Da un farmaco antidiabetico la cura per la epatopatia CF? Una ricerca finanziata dalla Fondazione FFC

06/07/2005

Verranno pubblicati nel prossimo numero di Gastroenterology, la miglior rivista internazionale del settore, gli importanti risultati ottenuti sulla terapia farmacologia della epatopatia associata a Fibrosi Cistica, uno studio finanziato dalla Fondazione FFC (progetto FFC #11/2003). Tra le manifestazioni della FC si ha in un numero consistente di casi una complicanza epatica dovuta all’ostruzione dei canalicoli biliari da parte di secrezioni biliari anomale: non è peraltro ancora ben definita la patogenesi di questa alterazione né si conoscono trattamenti di provata efficacia.

Per i pazienti con fibrosi cistica affetti da malattia epatica, l’unica strategia terapeutica sinora disponibile è quella di somministrare un acido biliare, l’UDCA, che “protegge le cellule epatiche” e sembra rallentare la progressione della malattia. Il gruppo di ricerca diretto dal Dr.Mario Strazzabosco, con la fondamentale collaborazione del Dr. Spirli, ha osservato che la glibenclamide, un farmaco della famiglia delle sulfoniluree da tempo usato come antidiabetico orale, stimolava la secrezione biliare negli animali da esperimento. Questo dato era assolutamente inaspettato, in quanto la glibenclamide è un noto inibitore del canale CFTR. I ricercatori hanno quindi ragionato che la possibile spiegazione era che glibenclamide stimolava una via secretoria diversa dal CFTR.
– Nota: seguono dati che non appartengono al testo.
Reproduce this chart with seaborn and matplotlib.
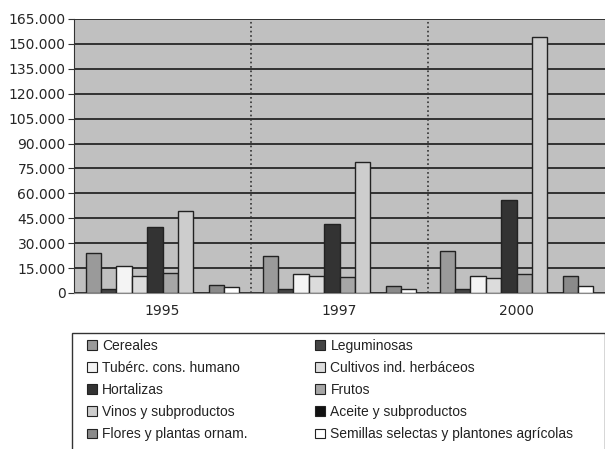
import numpy as np
import pandas as pd
import seaborn as sns
import matplotlib.pyplot as plt
from matplotlib.patches import Rectangle
from matplotlib.ticker import FuncFormatter, MultipleLocator

years = ['1995', '1997', '2000']
series = ['Cereales', 'Leguminosas', 'Tubérc. cons. humano', 'Cultivos ind. herbáceos',
          'Hortalizas', 'Frutos', 'Vinos y subproductos', 'Aceite y subproductos',
          'Flores y plantas ornam.', 'Semillas selectas y plantones agrícolas']
cereales = [24300, 22300, 25300]
leguminosas = [2600, 2500, 2700]
tuberc = [16000, 11700, 10500]
cultivos = [10500, 10200, 9300]
hortalizas = [39800, 41400, 56300]
frutos = [12300, 9700, 11300]
vinos = [49200, 79000, 154300]
aceite = [0, 0, 0]
flores = [4800, 4200, 10000]
semillas = [3800, 2600, 4000]

colors = ['#9a9a9a', '#444444', '#f4f4f4', '#dcdcdc', '#333333',
          '#a6a6a6', '#cdcdcd', '#111111', '#8a8a8a', '#ffffff']

values = [cereales, leguminosas, tuberc, cultivos, hortalizas,
          frutos, vinos, aceite, flores, semillas]
rows = []
for name, vals in zip(series, values):
    for y, v in zip(years, vals):
        rows.append({'year': y, 'serie': name, 'valor': v})
df = pd.DataFrame(rows)

sns.set_style('white')
plt.rcParams['font.family'] = ['DejaVu Sans']

fig = plt.figure(figsize=(6.05, 4.49), dpi=100)
ax = fig.add_axes([74 / 605, 1 - 293 / 449, 531 / 605, 274 / 449])
ax.set_facecolor('#c0c0c0')

sns.barplot(data=df, x='year', y='valor', hue='serie', hue_order=series,
            palette=colors, width=0.87, edgecolor='#222222', linewidth=1.0,
            ax=ax, legend=False, zorder=3)

ax.set_ylim(0, 165000)
ax.set_xlim(-0.5, 2.5)
ax.yaxis.set_major_locator(MultipleLocator(15000))
ax.yaxis.set_major_formatter(FuncFormatter(lambda v, p: f"{int(v):,}".replace(',', '.')))
ax.grid(axis='y', color='#1a1a1a', linewidth=1.2, zorder=1)
ax.set_axisbelow(True)
for xv in [0.5, 1.5]:
    ax.axvline(xv, color='#333333', linestyle=':', linewidth=1.2, zorder=1)

ax.set_xlabel('')
ax.set_ylabel('')
ax.tick_params(axis='y', labelsize=10, length=4, left=True, color='#333333', pad=2)
ax.tick_params(axis='x', labelsize=10, length=0, pad=8)
for s in ['top', 'right']:
    ax.spines[s].set_visible(False)
ax.spines['left'].set_color('#333333')
ax.spines['bottom'].set_color('#888888')

# legend box, cut off at the bottom like the original
fig.patches.append(Rectangle((72 / 605, -0.05), 533 / 605, 0.05 + 116 / 449,
                             transform=fig.transFigure, facecolor='white',
                             edgecolor='#333333', linewidth=1.0))

order = [0, 2, 4, 6, 8, 1, 3, 5, 7, 9]
handles = [Rectangle((0, 0), 1, 1, facecolor=colors[i], edgecolor='#222222', linewidth=0.8)
           for i in order]
labels = [series[i] for i in order]
leg = fig.legend(handles, labels, ncol=2, loc='upper left',
                 bbox_to_anchor=(87 / 605, 1 - 339 / 449),
                 frameon=False,
                 prop={'family': 'Liberation Sans', 'size': 10},
                 handlelength=0.7, handleheight=0.7, handletextpad=0.4,
                 labelspacing=0.58, borderpad=0, columnspacing=4.85,
                 borderaxespad=0)
for t in leg.get_texts():
    t.set_color('#222222')

fig.savefig('out.png', dpi=100)
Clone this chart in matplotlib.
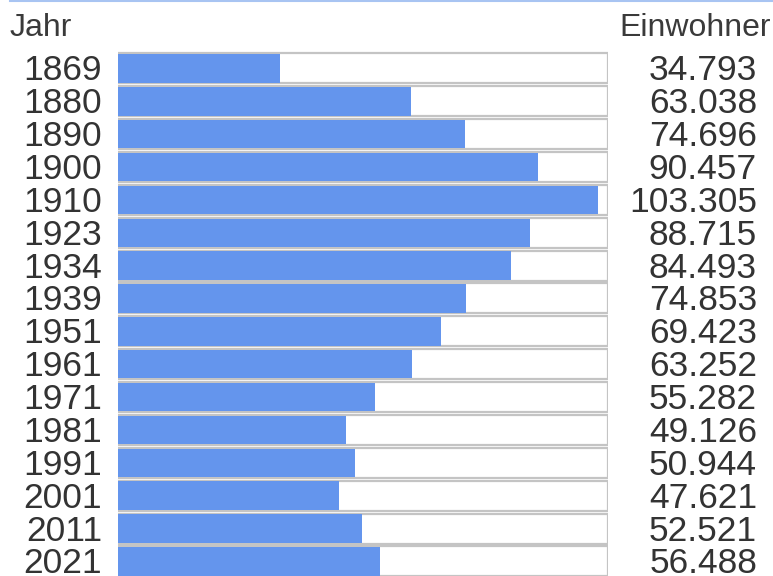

Combinando una serie di tecniche di elettrofisiologia e biologia molecolare e cellulare i ricercatori del CeLiveR hanno potuto dimostrare che glibenclamide ed altre sulfoniluree erano in grado di generare una secrezione di bile in un modo del tutto indipendente da CFTR e che questo meccanismo era in grado di correggere il difetto di secrezione di bile in topi portatori del difetto genetico della Fibrosi Cistica. Si tratta di un meccanismo molto simile a quello tramite il quale la glibenclamide stimola la secrezione di insulina nelle beta-cellule pancreatiche. In queste cellule la somministrazione di glibenclamide stimola la fuoriuscita dell’insulina contenuta in vescicole intracellulari che vengono trasportate alla membrana plasmatica dove esse scaricano il loro contenuto. Nel caso dell’epitelio biliare colpito da fibrosi cistica, glibenclamide stimola il movimento di vescicole cariche di liquido che viene scaricato nella bile rendendola più fluida. Ovviamente questi dati sono stati generati in un modello cellulare. Sono necessari altri studi per verificare se le sulfoniluree possano curare la malattia negli animali in vivo e poi se si possano costruire farmaci che riescano a sfruttare questo meccanismo di secrezione della bile, senza causare un eccessiva caduta della glicemia, e quindi con un profilo di sicurezza tale da poter essere usati nell’uomo.

“Molto resta da fare, tuttavia questi risultati contribuiscono a gettare una ulteriore luce di speranza per questi pazienti e le loro famiglie” commenta il Dr. Strazzabosco “Non ho alcun dubbio che i prossimi anni vedranno prima lo sviluppo e poi l’applicazione clinica di numerosi farmaci che, tramite meccanismi diversi, saranno in grado di migliorare al sopravvivenza e la qualità di vita di questi pazienti. La nostra è solo una delle vie che si stanno percorrendo, molte altre sono in corso di sviluppo. Lo scenario futuro più probabile è quello che vedrà una rosa di farmaci adatti a pazienti con Fibrosi Cistica ma con genotipi ed espressione fenotipica diversa.”